══ Dataset excerpt ══

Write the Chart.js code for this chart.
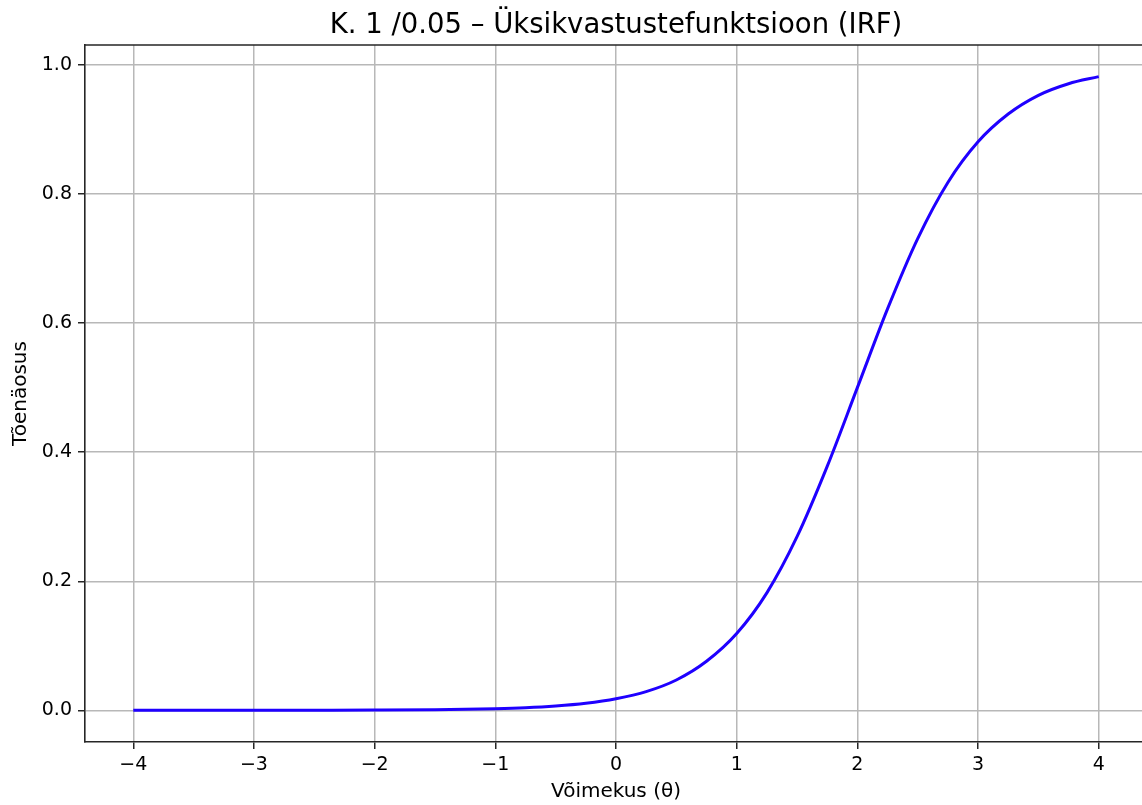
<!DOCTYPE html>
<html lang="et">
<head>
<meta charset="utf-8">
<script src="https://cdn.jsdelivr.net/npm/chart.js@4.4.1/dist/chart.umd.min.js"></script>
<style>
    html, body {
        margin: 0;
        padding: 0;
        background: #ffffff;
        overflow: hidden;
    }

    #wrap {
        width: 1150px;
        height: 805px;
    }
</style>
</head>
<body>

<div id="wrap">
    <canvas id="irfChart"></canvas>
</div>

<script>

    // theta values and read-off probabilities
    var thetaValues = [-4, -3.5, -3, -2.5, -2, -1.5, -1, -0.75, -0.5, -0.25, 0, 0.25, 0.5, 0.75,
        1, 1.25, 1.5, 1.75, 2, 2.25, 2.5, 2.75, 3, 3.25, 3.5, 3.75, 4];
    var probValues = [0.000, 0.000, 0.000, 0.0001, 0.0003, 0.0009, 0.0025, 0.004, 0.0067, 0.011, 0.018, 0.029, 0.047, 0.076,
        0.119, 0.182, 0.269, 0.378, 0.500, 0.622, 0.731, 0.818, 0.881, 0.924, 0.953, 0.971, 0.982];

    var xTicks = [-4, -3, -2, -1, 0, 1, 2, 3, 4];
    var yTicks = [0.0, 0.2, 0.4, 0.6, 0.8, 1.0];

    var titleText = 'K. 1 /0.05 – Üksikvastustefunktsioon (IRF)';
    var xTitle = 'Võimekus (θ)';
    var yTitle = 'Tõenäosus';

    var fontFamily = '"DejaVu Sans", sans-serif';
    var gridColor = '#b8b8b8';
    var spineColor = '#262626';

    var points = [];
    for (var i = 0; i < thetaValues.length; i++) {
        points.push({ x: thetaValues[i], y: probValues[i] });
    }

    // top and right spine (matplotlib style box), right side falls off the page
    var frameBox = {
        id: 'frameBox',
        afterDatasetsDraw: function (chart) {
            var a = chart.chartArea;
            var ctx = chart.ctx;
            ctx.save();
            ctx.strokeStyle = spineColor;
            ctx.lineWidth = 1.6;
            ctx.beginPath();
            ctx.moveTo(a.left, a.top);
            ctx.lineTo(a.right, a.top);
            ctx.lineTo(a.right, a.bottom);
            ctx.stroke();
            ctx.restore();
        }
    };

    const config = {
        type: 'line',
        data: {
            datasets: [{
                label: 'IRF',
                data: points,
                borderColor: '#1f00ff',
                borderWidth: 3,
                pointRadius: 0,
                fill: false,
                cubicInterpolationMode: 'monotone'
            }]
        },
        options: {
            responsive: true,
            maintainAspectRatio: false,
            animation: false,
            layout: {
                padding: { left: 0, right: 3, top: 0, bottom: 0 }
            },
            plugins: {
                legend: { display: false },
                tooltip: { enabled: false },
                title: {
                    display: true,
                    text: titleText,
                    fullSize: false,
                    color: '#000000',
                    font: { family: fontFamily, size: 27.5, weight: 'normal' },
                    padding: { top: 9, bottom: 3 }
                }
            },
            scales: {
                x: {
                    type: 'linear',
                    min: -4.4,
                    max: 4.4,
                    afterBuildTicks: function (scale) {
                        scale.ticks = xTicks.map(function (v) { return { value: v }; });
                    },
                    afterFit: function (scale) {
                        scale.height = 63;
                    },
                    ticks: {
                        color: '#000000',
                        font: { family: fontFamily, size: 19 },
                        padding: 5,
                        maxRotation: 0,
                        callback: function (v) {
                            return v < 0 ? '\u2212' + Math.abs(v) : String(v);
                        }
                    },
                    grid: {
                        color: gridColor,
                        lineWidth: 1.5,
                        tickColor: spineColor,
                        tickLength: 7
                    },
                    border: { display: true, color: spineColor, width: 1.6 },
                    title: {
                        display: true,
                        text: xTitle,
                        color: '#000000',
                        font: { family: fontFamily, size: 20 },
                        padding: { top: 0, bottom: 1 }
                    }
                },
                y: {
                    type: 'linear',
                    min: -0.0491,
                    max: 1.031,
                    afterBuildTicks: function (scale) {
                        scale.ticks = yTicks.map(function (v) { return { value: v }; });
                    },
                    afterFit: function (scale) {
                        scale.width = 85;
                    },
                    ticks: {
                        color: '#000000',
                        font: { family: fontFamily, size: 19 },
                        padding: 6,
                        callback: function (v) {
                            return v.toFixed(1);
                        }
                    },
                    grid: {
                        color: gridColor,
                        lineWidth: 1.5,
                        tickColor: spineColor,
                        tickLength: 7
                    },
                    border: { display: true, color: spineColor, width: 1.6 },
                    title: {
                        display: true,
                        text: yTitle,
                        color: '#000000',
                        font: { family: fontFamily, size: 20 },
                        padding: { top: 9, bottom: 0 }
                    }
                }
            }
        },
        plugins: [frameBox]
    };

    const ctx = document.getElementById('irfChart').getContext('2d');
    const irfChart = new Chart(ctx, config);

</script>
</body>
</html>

═══

◆ **The exercise**:
All of the data above should be quoted exactly, except for the pictures.

◆ **Output of the task**:
Write the Chart.js code for this chart.
<!DOCTYPE html>
<html lang="et">
<head>
<meta charset="utf-8">
<script src="https://cdn.jsdelivr.net/npm/chart.js@4.4.1/dist/chart.umd.min.js"></script>
<style>
    html, body {
        margin: 0;
        padding: 0;
        background: #ffffff;
        overflow: hidden;
    }

    #wrap {
        width: 1150px;
        height: 805px;
    }
</style>
</head>
<body>

<div id="wrap">
    <canvas id="irfChart"></canvas>
</div>

<script>

    // theta values and read-off probabilities
    var thetaValues = [-4, -3.5, -3, -2.5, -2, -1.5, -1, -0.75, -0.5, -0.25, 0, 0.25, 0.5, 0.75,
        1, 1.25, 1.5, 1.75, 2, 2.25, 2.5, 2.75, 3, 3.25, 3.5, 3.75, 4];
    var probValues = [0.000, 0.000, 0.000, 0.0001, 0.0003, 0.0009, 0.0025, 0.004, 0.0067, 0.011, 0.018, 0.029, 0.047, 0.076,
        0.119, 0.182, 0.269, 0.378, 0.500, 0.622, 0.731, 0.818, 0.881, 0.924, 0.953, 0.971, 0.982];

    var xTicks = [-4, -3, -2, -1, 0, 1, 2, 3, 4];
    var yTicks = [0.0, 0.2, 0.4, 0.6, 0.8, 1.0];

    var titleText = 'K. 1 /0.05 – Üksikvastustefunktsioon (IRF)';
    var xTitle = 'Võimekus (θ)';
    var yTitle = 'Tõenäosus';

    var fontFamily = '"DejaVu Sans", sans-serif';
    var gridColor = '#b8b8b8';
    var spineColor = '#262626';

    var points = [];
    for (var i = 0; i < thetaValues.length; i++) {
        points.push({ x: thetaValues[i], y: probValues[i] });
    }

    // top and right spine (matplotlib style box), right side falls off the page
    var frameBox = {
        id: 'frameBox',
        afterDatasetsDraw: function (chart) {
            var a = chart.chartArea;
            var ctx = chart.ctx;
            ctx.save();
            ctx.strokeStyle = spineColor;
            ctx.lineWidth = 1.6;
            ctx.beginPath();
            ctx.moveTo(a.left, a.top);
            ctx.lineTo(a.right, a.top);
            ctx.lineTo(a.right, a.bottom);
            ctx.stroke();
            ctx.restore();
        }
    };

    const config = {
        type: 'line',
        data: {
            datasets: [{
                label: 'IRF',
                data: points,
                borderColor: '#1f00ff',
                borderWidth: 3,
                pointRadius: 0,
                fill: false,
                cubicInterpolationMode: 'monotone'
            }]
        },
        options: {
            responsive: true,
            maintainAspectRatio: false,
            animation: false,
            layout: {
                padding: { left: 0, right: 3, top: 0, bottom: 0 }
            },
            plugins: {
                legend: { display: false },
                tooltip: { enabled: false },
                title: {
                    display: true,
                    text: titleText,
                    fullSize: false,
                    color: '#000000',
                    font: { family: fontFamily, size: 27.5, weight: 'normal' },
                    padding: { top: 9, bottom: 3 }
                }
            },
            scales: {
                x: {
                    type: 'linear',
                    min: -4.4,
                    max: 4.4,
                    afterBuildTicks: function (scale) {
                        scale.ticks = xTicks.map(function (v) { return { value: v }; });
                    },
                    afterFit: function (scale) {
                        scale.height = 63;
                    },
                    ticks: {
                        color: '#000000',
                        font: { family: fontFamily, size: 19 },
                        padding: 5,
                        maxRotation: 0,
                        callback: function (v) {
                            return v < 0 ? '\u2212' + Math.abs(v) : String(v);
                        }
                    },
                    grid: {
                        color: gridColor,
                        lineWidth: 1.5,
                        tickColor: spineColor,
                        tickLength: 7
                    },
                    border: { display: true, color: spineColor, width: 1.6 },
                    title: {
                        display: true,
                        text: xTitle,
                        color: '#000000',
                        font: { family: fontFamily, size: 20 },
                        padding: { top: 0, bottom: 1 }
                    }
                },
                y: {
                    type: 'linear',
                    min: -0.0491,
                    max: 1.031,
                    afterBuildTicks: function (scale) {
                        scale.ticks = yTicks.map(function (v) { return { value: v }; });
                    },
                    afterFit: function (scale) {
                        scale.width = 85;
                    },
                    ticks: {
                        color: '#000000',
                        font: { family: fontFamily, size: 19 },
                        padding: 6,
                        callback: function (v) {
                            return v.toFixed(1);
                        }
                    },
                    grid: {
                        color: gridColor,
                        lineWidth: 1.5,
                        tickColor: spineColor,
                        tickLength: 7
                    },
                    border: { display: true, color: spineColor, width: 1.6 },
                    title: {
                        display: true,
                        text: yTitle,
                        color: '#000000',
                        font: { family: fontFamily, size: 20 },
                        padding: { top: 9, bottom: 0 }
                    }
                }
            }
        },
        plugins: [frameBox]
    };

    const ctx = document.getElementById('irfChart').getContext('2d');
    const irfChart = new Chart(ctx, config);

</script>
</body>
</html>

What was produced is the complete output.